BEGIN

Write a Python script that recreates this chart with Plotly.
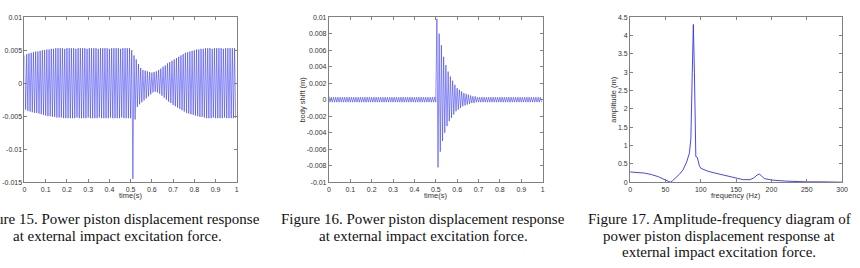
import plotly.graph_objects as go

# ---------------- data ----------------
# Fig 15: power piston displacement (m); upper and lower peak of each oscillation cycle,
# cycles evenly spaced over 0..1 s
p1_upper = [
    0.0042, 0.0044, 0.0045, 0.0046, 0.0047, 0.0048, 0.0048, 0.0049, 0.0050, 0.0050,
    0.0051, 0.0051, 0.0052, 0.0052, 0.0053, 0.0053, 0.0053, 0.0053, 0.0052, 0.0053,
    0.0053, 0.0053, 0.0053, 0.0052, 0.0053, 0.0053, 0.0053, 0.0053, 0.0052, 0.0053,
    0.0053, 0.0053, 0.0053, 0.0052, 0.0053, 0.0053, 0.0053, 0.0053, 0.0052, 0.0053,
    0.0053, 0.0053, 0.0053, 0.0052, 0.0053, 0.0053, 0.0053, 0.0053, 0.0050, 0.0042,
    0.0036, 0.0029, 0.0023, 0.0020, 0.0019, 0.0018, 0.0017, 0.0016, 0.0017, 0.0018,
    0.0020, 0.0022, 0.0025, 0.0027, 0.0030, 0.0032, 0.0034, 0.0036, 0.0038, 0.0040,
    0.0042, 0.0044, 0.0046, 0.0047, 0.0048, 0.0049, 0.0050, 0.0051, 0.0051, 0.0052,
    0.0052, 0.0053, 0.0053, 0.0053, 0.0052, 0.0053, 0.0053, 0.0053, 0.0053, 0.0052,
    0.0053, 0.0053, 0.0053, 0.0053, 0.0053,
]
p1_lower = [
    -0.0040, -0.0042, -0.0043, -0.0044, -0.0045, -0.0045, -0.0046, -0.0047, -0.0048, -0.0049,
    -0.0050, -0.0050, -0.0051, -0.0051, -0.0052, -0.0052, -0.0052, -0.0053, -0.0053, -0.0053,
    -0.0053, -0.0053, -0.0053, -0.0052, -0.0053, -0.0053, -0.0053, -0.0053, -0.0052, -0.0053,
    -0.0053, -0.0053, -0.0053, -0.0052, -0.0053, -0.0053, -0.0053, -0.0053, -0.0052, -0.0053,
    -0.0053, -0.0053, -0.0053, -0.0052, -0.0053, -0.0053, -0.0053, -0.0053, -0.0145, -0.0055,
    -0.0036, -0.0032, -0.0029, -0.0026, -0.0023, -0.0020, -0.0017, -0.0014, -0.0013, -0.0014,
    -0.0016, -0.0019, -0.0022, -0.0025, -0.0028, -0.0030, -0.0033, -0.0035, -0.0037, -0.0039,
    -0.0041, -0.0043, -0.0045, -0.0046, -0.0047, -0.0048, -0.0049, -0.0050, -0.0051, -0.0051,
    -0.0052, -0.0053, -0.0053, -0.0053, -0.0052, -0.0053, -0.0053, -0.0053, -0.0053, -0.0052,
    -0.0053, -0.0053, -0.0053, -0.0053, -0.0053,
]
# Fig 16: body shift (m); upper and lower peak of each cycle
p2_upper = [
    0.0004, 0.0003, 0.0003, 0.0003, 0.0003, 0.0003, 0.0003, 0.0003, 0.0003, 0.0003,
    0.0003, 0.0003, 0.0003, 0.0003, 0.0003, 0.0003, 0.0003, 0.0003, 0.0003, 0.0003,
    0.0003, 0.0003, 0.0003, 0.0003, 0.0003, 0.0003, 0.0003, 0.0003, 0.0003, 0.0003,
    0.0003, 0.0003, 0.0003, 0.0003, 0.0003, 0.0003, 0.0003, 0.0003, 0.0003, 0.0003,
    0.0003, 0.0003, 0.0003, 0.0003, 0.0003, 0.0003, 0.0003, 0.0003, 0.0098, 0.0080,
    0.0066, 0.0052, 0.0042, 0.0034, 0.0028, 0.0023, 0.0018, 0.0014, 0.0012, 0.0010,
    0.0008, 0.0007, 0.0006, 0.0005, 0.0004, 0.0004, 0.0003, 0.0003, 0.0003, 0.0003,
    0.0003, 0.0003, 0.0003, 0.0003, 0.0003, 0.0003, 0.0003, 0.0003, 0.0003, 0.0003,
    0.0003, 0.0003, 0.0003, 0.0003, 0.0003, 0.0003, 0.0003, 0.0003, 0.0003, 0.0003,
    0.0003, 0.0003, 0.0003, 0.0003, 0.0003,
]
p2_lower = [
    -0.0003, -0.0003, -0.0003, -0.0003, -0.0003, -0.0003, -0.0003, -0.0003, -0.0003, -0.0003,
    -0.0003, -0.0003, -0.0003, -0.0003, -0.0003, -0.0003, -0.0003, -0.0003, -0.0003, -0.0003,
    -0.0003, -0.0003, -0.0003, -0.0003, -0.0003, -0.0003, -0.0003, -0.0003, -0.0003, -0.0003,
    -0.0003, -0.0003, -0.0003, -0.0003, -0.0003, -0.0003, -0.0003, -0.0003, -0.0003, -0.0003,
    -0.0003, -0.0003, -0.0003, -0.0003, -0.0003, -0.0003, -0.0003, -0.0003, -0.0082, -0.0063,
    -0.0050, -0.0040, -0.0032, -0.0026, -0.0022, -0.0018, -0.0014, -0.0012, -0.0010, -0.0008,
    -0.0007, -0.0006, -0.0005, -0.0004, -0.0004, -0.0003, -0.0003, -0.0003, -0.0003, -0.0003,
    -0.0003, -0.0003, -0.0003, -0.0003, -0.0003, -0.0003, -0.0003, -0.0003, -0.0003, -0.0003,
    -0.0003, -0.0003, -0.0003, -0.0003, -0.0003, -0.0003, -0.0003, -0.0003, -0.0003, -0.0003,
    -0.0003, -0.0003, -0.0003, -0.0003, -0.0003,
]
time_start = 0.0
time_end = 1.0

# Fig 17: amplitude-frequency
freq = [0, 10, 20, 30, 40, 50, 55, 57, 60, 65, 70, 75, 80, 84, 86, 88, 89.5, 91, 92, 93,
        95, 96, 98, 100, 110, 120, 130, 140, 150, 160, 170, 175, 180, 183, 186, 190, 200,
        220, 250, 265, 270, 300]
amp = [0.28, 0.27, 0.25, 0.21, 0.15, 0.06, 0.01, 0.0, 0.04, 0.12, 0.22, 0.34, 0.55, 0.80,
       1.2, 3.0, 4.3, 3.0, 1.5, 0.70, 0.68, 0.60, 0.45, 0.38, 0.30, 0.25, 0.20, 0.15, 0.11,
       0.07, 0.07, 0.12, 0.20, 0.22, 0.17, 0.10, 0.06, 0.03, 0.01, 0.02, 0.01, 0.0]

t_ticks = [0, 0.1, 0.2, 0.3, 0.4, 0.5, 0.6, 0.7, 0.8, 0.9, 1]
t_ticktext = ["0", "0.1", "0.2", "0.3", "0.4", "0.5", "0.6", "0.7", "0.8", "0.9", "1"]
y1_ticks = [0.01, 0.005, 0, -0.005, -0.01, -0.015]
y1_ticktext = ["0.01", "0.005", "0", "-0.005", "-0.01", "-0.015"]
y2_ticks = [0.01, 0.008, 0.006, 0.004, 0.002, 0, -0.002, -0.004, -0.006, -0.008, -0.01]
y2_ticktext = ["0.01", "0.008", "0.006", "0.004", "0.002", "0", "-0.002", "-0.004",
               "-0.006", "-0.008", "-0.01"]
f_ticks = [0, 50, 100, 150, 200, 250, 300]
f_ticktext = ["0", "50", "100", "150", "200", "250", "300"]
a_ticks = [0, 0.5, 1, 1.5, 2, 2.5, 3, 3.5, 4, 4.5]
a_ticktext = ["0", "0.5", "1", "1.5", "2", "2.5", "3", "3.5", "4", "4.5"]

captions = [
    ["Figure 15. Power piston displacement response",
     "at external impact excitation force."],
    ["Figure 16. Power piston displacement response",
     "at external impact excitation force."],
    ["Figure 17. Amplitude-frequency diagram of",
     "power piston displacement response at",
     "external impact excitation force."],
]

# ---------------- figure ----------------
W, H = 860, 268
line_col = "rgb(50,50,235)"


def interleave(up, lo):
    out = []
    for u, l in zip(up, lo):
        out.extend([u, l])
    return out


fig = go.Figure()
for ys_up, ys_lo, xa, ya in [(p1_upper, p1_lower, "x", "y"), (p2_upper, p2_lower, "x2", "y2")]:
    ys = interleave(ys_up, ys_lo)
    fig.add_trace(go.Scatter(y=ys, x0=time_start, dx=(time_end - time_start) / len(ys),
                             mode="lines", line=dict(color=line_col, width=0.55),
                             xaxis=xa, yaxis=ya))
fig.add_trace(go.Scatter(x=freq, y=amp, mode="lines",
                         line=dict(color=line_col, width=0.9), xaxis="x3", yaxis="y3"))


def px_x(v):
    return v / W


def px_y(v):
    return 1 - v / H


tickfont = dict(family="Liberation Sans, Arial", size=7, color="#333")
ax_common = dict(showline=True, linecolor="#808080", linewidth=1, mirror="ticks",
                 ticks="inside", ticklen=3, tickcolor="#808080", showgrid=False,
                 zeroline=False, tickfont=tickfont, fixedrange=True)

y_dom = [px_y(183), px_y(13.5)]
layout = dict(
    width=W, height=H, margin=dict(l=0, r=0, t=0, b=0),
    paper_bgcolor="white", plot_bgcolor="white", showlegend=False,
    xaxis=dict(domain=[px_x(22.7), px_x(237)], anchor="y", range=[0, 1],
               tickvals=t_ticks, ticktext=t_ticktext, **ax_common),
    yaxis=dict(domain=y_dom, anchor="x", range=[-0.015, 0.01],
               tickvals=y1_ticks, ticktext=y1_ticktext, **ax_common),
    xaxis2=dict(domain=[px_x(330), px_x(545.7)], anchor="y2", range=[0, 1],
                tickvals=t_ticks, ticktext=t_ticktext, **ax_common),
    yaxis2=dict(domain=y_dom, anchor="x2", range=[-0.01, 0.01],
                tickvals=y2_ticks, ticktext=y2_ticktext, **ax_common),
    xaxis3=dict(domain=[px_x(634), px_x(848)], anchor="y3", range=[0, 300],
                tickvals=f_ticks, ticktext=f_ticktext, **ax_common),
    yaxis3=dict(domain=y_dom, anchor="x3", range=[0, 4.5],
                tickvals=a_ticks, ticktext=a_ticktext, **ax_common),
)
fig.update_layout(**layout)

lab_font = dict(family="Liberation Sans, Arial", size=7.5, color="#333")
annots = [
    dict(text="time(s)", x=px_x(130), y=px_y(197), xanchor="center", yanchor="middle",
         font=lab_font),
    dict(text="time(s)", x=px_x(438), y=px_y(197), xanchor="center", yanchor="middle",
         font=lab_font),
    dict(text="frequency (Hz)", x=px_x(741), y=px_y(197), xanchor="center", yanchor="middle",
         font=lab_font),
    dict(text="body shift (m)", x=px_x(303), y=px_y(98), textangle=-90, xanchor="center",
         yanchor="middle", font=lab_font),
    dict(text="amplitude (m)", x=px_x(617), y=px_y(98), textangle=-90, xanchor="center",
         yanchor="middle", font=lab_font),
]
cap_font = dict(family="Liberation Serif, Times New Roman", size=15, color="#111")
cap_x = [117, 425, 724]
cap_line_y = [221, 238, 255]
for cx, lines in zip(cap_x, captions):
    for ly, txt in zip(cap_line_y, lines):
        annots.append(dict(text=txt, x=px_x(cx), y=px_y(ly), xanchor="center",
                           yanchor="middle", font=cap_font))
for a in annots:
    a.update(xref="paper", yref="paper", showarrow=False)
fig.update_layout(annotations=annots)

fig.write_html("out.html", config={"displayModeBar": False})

END

Exactly as they appear, print the lines of the listing above from its first line through the line that contains "import plotly.graph_objects as go", minus the pictures.

→ **Result of this task**:
Write a Python script that recreates this chart with Plotly.
import plotly.graph_objects as go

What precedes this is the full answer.